Me tumbé tras los escasos diez pasos que separaban una estancia de otra y me acurruqué en una posición en la que estuviera cómoda. Cerré los ojos y esperé a que el sueño se apoderara de mí entre angustias y náuseas. No negaré la evidencia, aquello costaba. Ya sabéis, no pensar en todo lo que daba vueltas como una lavadora en mi estómago y en mi cabeza, porque esta no se quedaba atrás. Pero por fin los rayos de luz de un nuevo día entraron por la ventana y, sin esperarlo, una sonrisa se dibujó en mi rostro. «¿Había pasado ya? ¿Me encontraba bien?», me decía en silencio por no despertar a la niebla nocturna de la noche anterior. Oía a mi pareja respirando aún dormida en su lado de la cama y me di la vuelta para abrazarle con toda la fuerza que podían mis brazos. Se sobresaltó. Se incorporó con el miedo en su expresión, pero se relajó al ver la sonrisa en mis ojos.
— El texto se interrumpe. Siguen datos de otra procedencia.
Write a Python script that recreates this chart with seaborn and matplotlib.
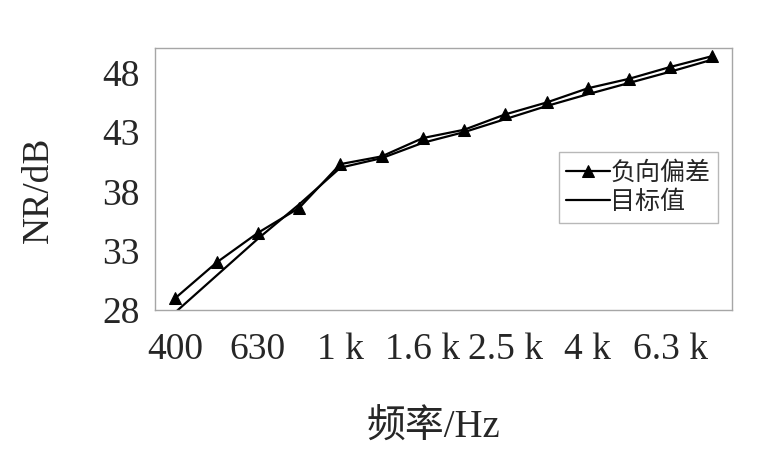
import numpy as np
import pandas as pd
import matplotlib
matplotlib.use('Agg')
import matplotlib.pyplot as plt
import seaborn as sns

# 1/3 octave bands, 400 Hz - 8 kHz
bands = ['400', '500', '630', '800', '1 k', '1.25 k', '1.6 k', '2 k',
         '2.5 k', '3.15 k', '4 k', '5 k', '6.3 k', '8 k']
neg_dev = [29.0, 32.0, 34.5, 36.6, 40.3, 40.95, 42.5, 43.2,
           44.5, 45.5, 46.7, 47.5, 48.5, 49.4]
target = [27.8, 30.9, 34.0, 36.9, 40.0, 40.8, 42.1, 43.0,
          44.1, 45.2, 46.2, 47.15, 48.1, 49.1]
shown_ticks = ['400', '630', '1 k', '1.6 k', '2.5 k', '4 k', '6.3 k']
yticks = [28, 33, 38, 43, 48]

df = pd.DataFrame({
    'band': bands * 2,
    'NR': neg_dev + target,
    'series': ['负向偏差'] * len(bands) + ['目标值'] * len(bands),
})

sns.set_style('white')
plt.rcParams['font.family'] = ['Liberation Serif', 'Noto Sans CJK SC']
plt.rcParams['axes.edgecolor'] = '#a6a6a6'
plt.rcParams['axes.linewidth'] = 1.0

fig = plt.figure(figsize=(7.74, 4.57), dpi=100)
ax = fig.add_axes([0.200, 0.322, 0.746, 0.573])

sns.lineplot(data=df[df.series == '负向偏差'], x='band', y='NR', ax=ax,
             color='black', linewidth=1.6, marker='^', markersize=8,
             markeredgecolor='black', label='负向偏差', sort=False)
sns.lineplot(data=df[df.series == '目标值'], x='band', y='NR', ax=ax,
             color='black', linewidth=1.6, label='目标值', sort=False)

ax.set_xlim(-0.5, 13.5)
ax.set_ylim(28, 50.1)
ax.set_xticks(range(len(bands)))
ax.set_xticklabels([b if b in shown_ticks else '' for b in bands])
ax.set_yticks(yticks)
ax.tick_params(axis='both', direction='in', length=4, color='#a6a6a6',
               labelsize=27)
ax.tick_params(axis='x', pad=16)
ax.tick_params(axis='y', pad=11)

ax.set_xlabel('频率/Hz', fontsize=28)
ax.xaxis.set_label_coords(0.482, -0.382)
ax.set_ylabel('NR/dB', fontsize=27)
ax.yaxis.set_label_coords(-0.171, 0.458)

leg = ax.legend(loc='upper left', bbox_to_anchor=(0.70, 0.603),
                frameon=True, fancybox=False, handlelength=1.75,
                handletextpad=0.0, borderpad=0.3, labelspacing=0.15,
                borderaxespad=0,
                prop={'family': ['Noto Sans CJK SC'], 'size': 18})
leg.get_frame().set_edgecolor('#a6a6a6')
leg.get_frame().set_linewidth(1.0)

fig.savefig('out.png', dpi=100)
Mientras desayunábamos su expresión cambió al ver como la mía lo hacía también. Yo quise suavizar mis rasgos, pero eso no iba a engañarle; demasiados años juntos. Me puse en pie y fui directa al baño. Me acuclillé frente a la taza pero nada salió de mi interior. «¿Qué mierda me ocurría?», me pregunté antes de que mi pareja proporcionara luz a la neblina creada por mí misma a mi alrededor. Me ayudó a ponerme en pie y a volver al salón donde el desayuno sollozaba creyendo ser el culpable de mi rostro gris. Él me abrazó antes de traerme algo de comida que si tuviera permiso para recorrer mi interior y supe (si es que antes no lo sabía ya) que aquel, era el lugar que de verdad necesitaba. Sin cuentos de hadas. Solo con la realidad, a pesar de que la niebla de esta estuviera siempre conmigo. Pero también estaría quién me sacara de ahí para acercarme a la luz si yo no podía.